The tendency to develop acne runs in families. It can be triggered by certain factors such as exposure to acnegenic mineral oils, intake of drugs (lithium, hydantoin, topical and systemic corticosteroids  and oral contraceptives),  endocrine factors (polycystic ovary syndrome), emotional stress, lack of sleep, occlusion and pressure on the skin by leaning face on hands or telephones and improper care of the skin.

Population-based and migration studies have suggested a correlation between diet and acne. Large, well-controlled, observational studies have demonstrated that diets high in dairy products are associated with an increase in the risk for and severity of acne. The relationship between milk and acne severity may be explained by the presence in dairy of normal reproductive steroid hormones or the enhanced production of polypeptide hormones such as IGF-1, which can increase androgen exposure, and thus, acne risk. Recent findings also describe an association between a high-glycemic-index (i.e., carbohydrates that break down quickly during digestion and release glucose rapidly into the bloodstream) diet and longer acne duration. No study has established a positive association between acne and chocolate, saturated fat, or salt intake.
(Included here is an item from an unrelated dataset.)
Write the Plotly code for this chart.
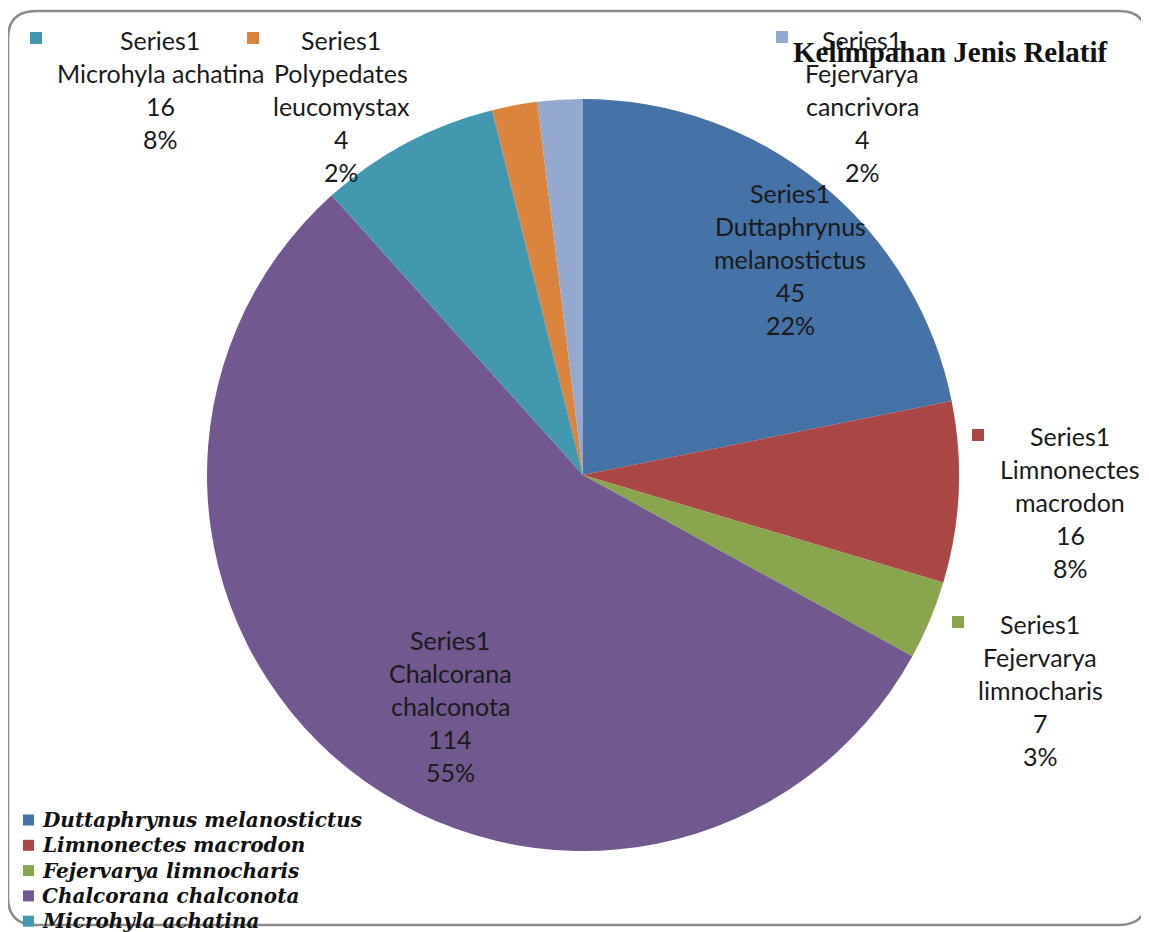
import plotly.graph_objects as go

W, H = 1149, 932
OFF = 8  # default page body margin in the written html

species = ["Duttaphrynus melanostictus", "Limnonectes macrodon", "Fejervarya limnocharis",
           "Chalcorana chalconota", "Microhyla achatina", "Polypedates leucomystax",
           "Fejervarya cancrivora"]
counts = [45, 16, 7, 114, 16, 4, 4]
series_name = "Series1"
colors = ["#4572A7", "#AA4643", "#89A54E", "#71588F", "#4198AF", "#DB843D", "#93A9CF"]
title_text = "Kelimpahan Jenis Relatif"

# label line-breaks as in the original (per slice)
label_lines = [
    ["Duttaphrynus", "melanostictus"],
    ["Limnonectes", "macrodon"],
    ["Fejervarya", "limnocharis"],
    ["Chalcorana", "chalconota"],
    ["Microhyla achatina"],
    ["Polypedates", "leucomystax"],
    ["Fejervarya", "cancrivora"],
]
# label anchor (center x, first line y) in pixels, and key-square position (None = no key)
label_pos = [(790, 193), (1070, 436), (1040, 624), (450, 640), (160, 40), (341, 40), (862, 40)]
key_pos = [None, (978, 435), (958, 622), None, (36, 38), (253, 38), (782, 37)]


def px(x):
    return (x - OFF) / W


def py(y):
    return 1 - (y - OFF) / H


total = sum(counts)
cx, cy, r = 583, 475, 376

fig = go.Figure(go.Pie(
    labels=species, values=counts, sort=False, direction="clockwise", rotation=0,
    marker=dict(colors=colors, line=dict(width=0)),
    textinfo="none", hoverinfo="label+value+percent", showlegend=False,
    domain=dict(x=[px(cx - r), px(cx + r)], y=[py(cy + r), py(cy - r)]),
))

annotations = []
shapes = []
LS = 33
lab_font = dict(family="Lato, Open Sans, sans-serif", size=25, color="#1a1a1a")
for i, name in enumerate(species):
    lines = [series_name] + label_lines[i] + [str(counts[i]), f"{round(100 * counts[i] / total)}%"]
    x0, y0 = label_pos[i]
    for k, t in enumerate(lines):
        annotations.append(dict(x=px(x0), y=py(y0 + k * LS), xref="paper", yref="paper",
                                text=t, showarrow=False, xanchor="center", yanchor="middle",
                                font=lab_font))
    if key_pos[i] is not None:
        kx, ky = key_pos[i]
        shapes.append(dict(type="rect", xref="paper", yref="paper",
                           x0=px(kx - 6), x1=px(kx + 6), y0=py(ky + 6), y1=py(ky - 6),
                           fillcolor=colors[i], line=dict(width=0)))

# title
annotations.append(dict(x=px(950), y=py(52), xref="paper", yref="paper", text=f"<b>{title_text}</b>",
                        showarrow=False, xanchor="center", yanchor="middle",
                        font=dict(family="Liberation Serif, Times New Roman, serif", size=29, color="#111111")))

# legend (bottom-left, clipped by page)
leg_y0, leg_dy = 820, 25.3
for i, name in enumerate(species):
    yy = leg_y0 + i * leg_dy
    shapes.append(dict(type="rect", xref="paper", yref="paper",
                       x0=px(23), x1=px(34), y0=py(yy + 5.5), y1=py(yy - 5.5),
                       fillcolor=colors[i], line=dict(width=0)))
    annotations.append(dict(x=px(40), y=py(yy), xref="paper", yref="paper",
                            text=f"<b><i>{name}</i></b>", showarrow=False, xanchor="left", yanchor="middle",
                            font=dict(family="DejaVu Serif, serif", size=20, color="#111111")))

# rounded border
L, T, R, B, rr = 8, 11, 1147, 925, 28
rx, ry = rr / W, rr / H
path = (f"M {px(L)},{py(T) - ry} "
        f"Q {px(L)},{py(T)} {px(L) + rx},{py(T)} "
        f"L {px(R) - rx},{py(T)} "
        f"Q {px(R)},{py(T)} {px(R)},{py(T) - ry} "
        f"L {px(R)},{py(B) + ry} "
        f"Q {px(R)},{py(B)} {px(R) - rx},{py(B)} "
        f"L {px(L) + rx},{py(B)} "
        f"Q {px(L)},{py(B)} {px(L)},{py(B) + ry} Z")
shapes.insert(0, dict(type="path", xref="paper", yref="paper", path=path,
                      line=dict(color="#8c8c8c", width=2.5), fillcolor="rgba(0,0,0,0)", layer="below"))

fig.update_layout(width=W, height=H, margin=dict(l=0, r=0, t=0, b=0),
                  paper_bgcolor="white", plot_bgcolor="white",
                  annotations=annotations, shapes=shapes)
fig.write_html("out.html")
Treatment measures to be carried out by the patient

  • .     Wash your face with soap twice a day. Do not scrub too roughly.
  •      Do not use greasy cream on the face.
  •      Avoid pancake-type makeup which may contain oil, grease or wax.
  •     Boys should not use oils, greases, pomades or hair tonics. Shave regularly.
  •     Have at least 8 hours of sleep each night.
  •     When getting out in the sun do not use oily or greasy suntan preparations.
  •      Don’t prick pimples on your own as this may lead to scarring.

The choice of acne therapy is largely determined by the severity and extent of the disease, but should be influenced by a number of other factors including disease duration, response to previous treatments, predisposition to scarring and post-inflammatory hyperpigmentation, as well as patient preference and economics. Patients with mild acne usually require topical treatment alone. Those with more extensive acne should be prescribed topical agents in conjunction with appropriate oral therapy. 
Many topical preparations for acne are available. These are:

  •  topical retinoids
  •  benzoyl peroxide
  •  azelaic acid 
  •  topical antibiotics
Most of the time a combination of these agents is necessary for a successful outcome. Antibiotics and/or hormonal treatments are employed for more severe or treatment-resistant disease. Systemic retinoids provide extremely efficacious therapy for severe disease that has not responded to combination therapy.
Your dermatologist should guide you on the step-by-step approach to treatment of acne. Bear in mind that resolution of pimples doesn't happen overnight. Response to treatment might be slow and there could even be a flare-up of acne on the onset of treatment. Any local preparation that was prescribed should be continued for months or even  years if you continue to have complexion problems.

You may experience occasional flare-ups and when this happens it is imperative that you begin active medical therapy with your dermatologist to avoid scarring of the skin.